Впрочем, это лишь некоторым образом ограничивало вмешательство графа во внутреннюю жизнь военного ведомства. Во всяком случае те, кому Аракчеев покровительствовал, будучи военным министром, нисколько не огорчились отставкой его с этой должности и переходом в Военный департамент Государственного Совета, а, напротив, поспешили напомнить ему о себе.
«Милостивый государь граф Алексей Андреевич! — писал 16 февраля 1810 года Оренбургский генерал-губернатор князь Г. С. Волконский. — Видев во все управление вашего Сиятельства Министерством военных дел многократные опыты милостивого вашего ходатайства у престола высокомонаршего по делам высочайше вверенного мне края и дивизии и чувствуя в полной мере всю цену вашего благодеятельного ко мне и к служащим под моим начальством расположения, я в непременную и приятнейшую вменяю обязанность принести вам, милостивый государь! чувствительную благодарность. Во всю жизнь мою долгом поставляю сохранять во глубине души моей чувствия искреннейшей признательности к особе вашего сиятельства. Быв побуждаем таковыми чувствованиями, я щитаю приятнейшею обязанностию принести вашему Сиятельству усерднейшее поздравление с новым важнейшим занятием председательского поста в военном департаменте, и всепокорнейше прошу вас, совершенный мой благодатель! быть милостивым защитником, покровителем и председателем по делам высочайше вверенного мне края, что я приму новым доказательством продолжения ваших ко мне милостей» [153].

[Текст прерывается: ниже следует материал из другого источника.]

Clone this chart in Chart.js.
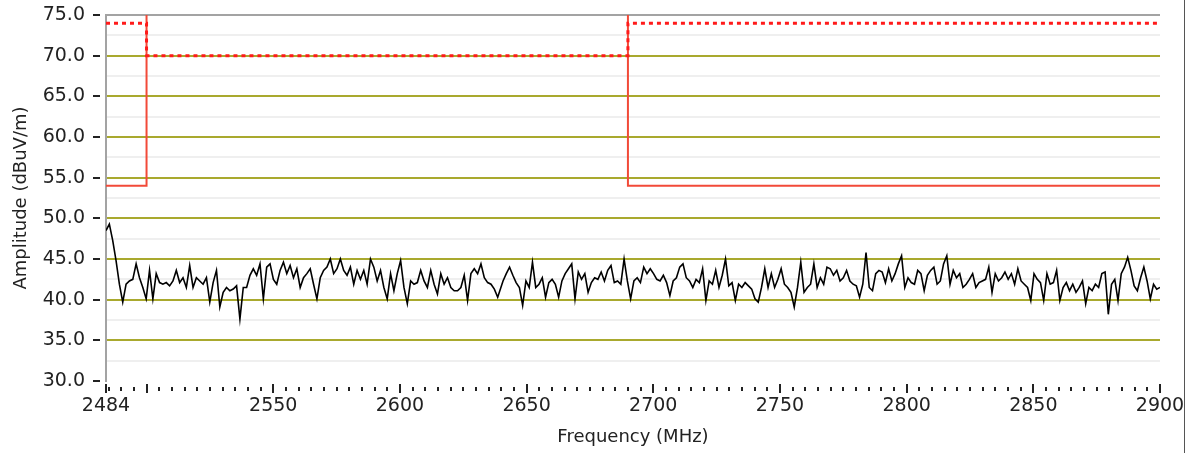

В исторической литературе временем наибольшего могущества Аракчеева считаются годы, последовавшие по окончании войны России с наполеоновской Францией. В действительности же граф Аракчеев стал правой рукой императора Александра на несколько лет раньше. Почти все, что было характерным для последнего десятилетия царствования Александра I, в том числе и то, что впоследствии назвали «аракчеевщиной», имело место уже в 1810 году. Оно, правда, выражалось тогда не столь ярко, как это было позднее. К тому же деятельность Аракчеева в годы, предшествовавшие Отечественной войне, заслоняли собой преобразовательные опыты Сперанского.
В 1809–1811 годах степень воздействия на ход государственных дел у Сперанского была выше, чем у Аракчеева. Михайло Михайлович занимал ключевую должность в Государственном Совете — госсекретаря. Но при всем том положение графа Аракчеева в сфере высшей власти было прочнее.
Его Величество еще не заносил над госсекретарем-реформатором своего молота, но наковальня общественного мнения под Сперанским уже образовалась. И простые чиновники, и вельможи травили его клеветой, эпиграммами и карикатурами, преследовали как «опасного уновителя». Графа Аракчеева в обществе также не жаловали, однако он не был реформатором, не затрагивал фундамента благополучия целых общественных групп, а потому хотя и считался «мерзавцем» и «злодеем», но никак не мыслился человеком опасным. Но самое главное — узы Аракчеева с императором Александром были значительно более устойчивы, нежели цепи, связывавшие Сперанского с Его Величеством. Аракчеев в тех ролях, в каковых он выступал, был необходим Александру всегда.Сперанский же в своем качестве реформатора — лишь на какое-товремя.
По камер-фурьерскому журналу видно, что в 1809 году Сперанский приглашался на обед к императору 77 раз, а граф Аракчеев — 55. Но в 1810 году картина другая: у Сперанского было в этот год 25 приглашений, у Аракчеева — 45. В 1811 году у Сперанского — 32 приглашения, у Аракчеева — 79.
А в 1810 году ко всему тому, что связывало Аракчеева с Александром прежде, добавилось новое и большое — то, с чем пребудут они до гроба (до Александрова, во всяком случае), что станет общим их делом на всю жизнь. Это новое большое общее дело — военные поселения.
Позднее, когда устройство военных поселений развернется в грандиозное предприятие, станет занимать умы россиян, идею их организации в России припишут Аракчееву. «Непонятно, как Аракчееву, умному человеку, пришла в голову такая дикая мысль», — будет сетовать графиня А. Д. Блудова. Священник Павлович, служивший в 20-х годах XIX века в одном из военных поселений Малороссии, записал в своих воспоминаниях: «Мудрое измышление приснопамятного Аракчеева, в пределах великого Нова-города известное под названием поселения пахотных солдат, а у нас — на юге — процветавшее под водительством графа от поселений Никитина под наименованием военного поселения, мрачным пятном легло на страницах бытовой истории нашего народа».